Fears that the next generation of apprentice plumbers and electricians will never get the training and qualifications they need are rapidly turning into reality according to one of the country’s leading maintenance companies for renewable energy.
With the lack of suitable tutors able to teach to NVQ Level 3, colleges closing down at an unprecedented rate and a significant reduction in the number of available courses, we are now say the company, seriously failing our young people.
The situation, highlighted by Ecolution Group who work exclusively in the affordable housing sector, is causing major concerns for the company who are finding it increasingly more difficult to get the qualified craft skills needed to maintain the homes of housing association tenants across the country.
Colleges in Maidstone, Gravesend and Bromley which are all local to Ecolution and easily accessible to its fast growing team of apprentices no longer provide courses or tutors in any of the subjects needed.

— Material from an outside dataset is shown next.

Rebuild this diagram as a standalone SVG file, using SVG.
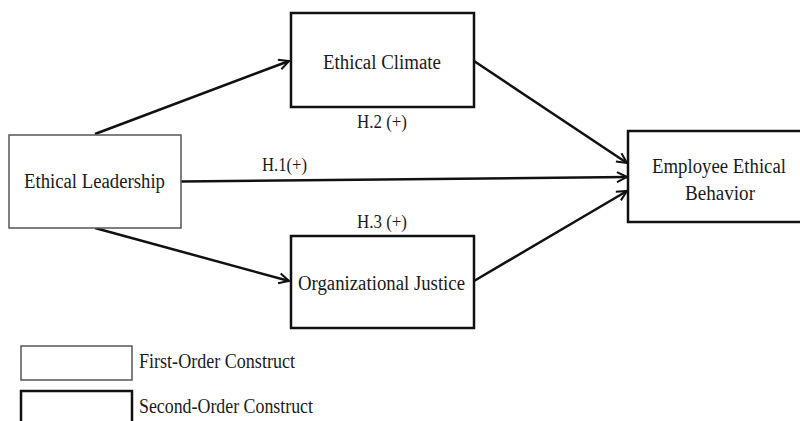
<svg xmlns="http://www.w3.org/2000/svg" width="800" height="421" viewBox="0 0 800 421">
<defs>
<style>
text{font-family:"Liberation Serif","Times New Roman",serif;font-size:20px;fill:#1a1a1a}
.c{text-anchor:middle}
.first{fill:#fff;stroke:#555;stroke-width:1.5}
.second{fill:#fff;stroke:#111;stroke-width:2.5}
.conn{stroke:#111;stroke-width:2.5;fill:none;marker-end:url(#arr)}
.lbl{font-size:18px}
</style>
<marker id="arr" viewBox="0 0 10 10" refX="9" refY="5" markerWidth="5" markerHeight="5" orient="auto" markerUnits="strokeWidth">
<path d="M1,1 L9,5 L1,9" fill="none" stroke="#111" stroke-width="1.6"/>
</marker>
</defs>
<rect width="800" height="421" fill="#fff"/>
<g id="connectors">
<line class="conn" x1="95" y1="134" x2="289" y2="61"/>
<line class="conn" x1="95" y1="228" x2="289" y2="281"/>
<line class="conn" x1="181" y1="181.5" x2="627" y2="177"/>
<line class="conn" x1="474" y1="61" x2="627" y2="163"/>
<line class="conn" x1="474" y1="281" x2="627" y2="191"/>
<text class="lbl c" x="382" y="128" textLength="50" lengthAdjust="spacingAndGlyphs">H.2 (+)</text>
<text class="lbl c" x="284.5" y="171" textLength="45" lengthAdjust="spacingAndGlyphs">H.1(+)</text>
<text class="lbl c" x="382" y="228" textLength="50" lengthAdjust="spacingAndGlyphs">H.3 (+)</text>
</g>
<g id="ethical-leadership">
<rect class="first" x="9" y="135" width="172" height="93"/>
<text class="c" x="94.5" y="188" textLength="141" lengthAdjust="spacingAndGlyphs">Ethical Leadership</text>
</g>
<g id="ethical-climate">
<rect class="second" x="291" y="13" width="183" height="94"/>
<text class="c" x="382" y="69" textLength="118" lengthAdjust="spacingAndGlyphs">Ethical Climate</text>
</g>
<g id="organizational-justice">
<rect class="second" x="291" y="236" width="183" height="92"/>
<text class="c" x="381.5" y="290" textLength="167" lengthAdjust="spacingAndGlyphs">Organizational Justice</text>
</g>
<g id="employee-ethical-behavior">
<rect class="second" x="628" y="131" width="180" height="91"/>
<text class="c" x="719" y="173" textLength="134" lengthAdjust="spacingAndGlyphs">Employee Ethical</text>
<text class="c" x="720" y="200" textLength="70" lengthAdjust="spacingAndGlyphs">Behavior</text>
</g>
<g id="legend">
<rect class="first" x="21" y="346" width="111" height="34"/>
<text x="139" y="368" textLength="156" lengthAdjust="spacingAndGlyphs">First-Order Construct</text>
<rect class="second" x="21" y="391" width="111" height="40"/>
<text x="139" y="413" textLength="174" lengthAdjust="spacingAndGlyphs">Second-Order Construct</text>
</g>
</svg>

Government figures confirm this alarming trend. In 2013 some 8.2 million certificates were issued to cover all skills and vocations. This had dropped to 5.7 million by 2018. In the construction sector, there was a 2% drop in certificates issued when comparing 2017 with 2018. This is confirmed by City and Guilds when comparing the July/Sept 2017 quarter with the same period in 2018, which showed a drop of more than 16,000 certificates issued.
For a company such as Ecolution, it means that its own training programme is now seriously at risk after building a massive new facility at its offices in West Malling, Kent, to instruct its own apprentices. The facility also provides further training to local authority and housing association staff responsible for the maintenance and installation of renewables infrastructure.
“We have set up real time training courses and all our apprentices are shadowed and mentored by qualified staff but we are increasingly unable to access educational facilities that will allow our youngsters to get those vital NVQ paper qualifications,” said managing director Paul Bradbury.
“It has been four months since we took on our latest intake of apprentices and we have been unable to find a single college or an available tutor that can meet our and their needs. If things carry on this way we will have people who can do the job but will never have the qualifications to prove it.”
The entire industry has been aware for more than 10 years of a craft skills shortage say Ecolution but it is likely to turn into a crisis unless the Education system is prepared to invest in new courses and attract qualified tutors.
Add on another 10 years and we could see the real possibility that we have no qualified plumbers and electricians and without the paper qualifications to prove they are competent it opens the doors for cowboys and chancers.
“We are rapidly running out or time,” warns Paul Bradbury,” and we need action now.”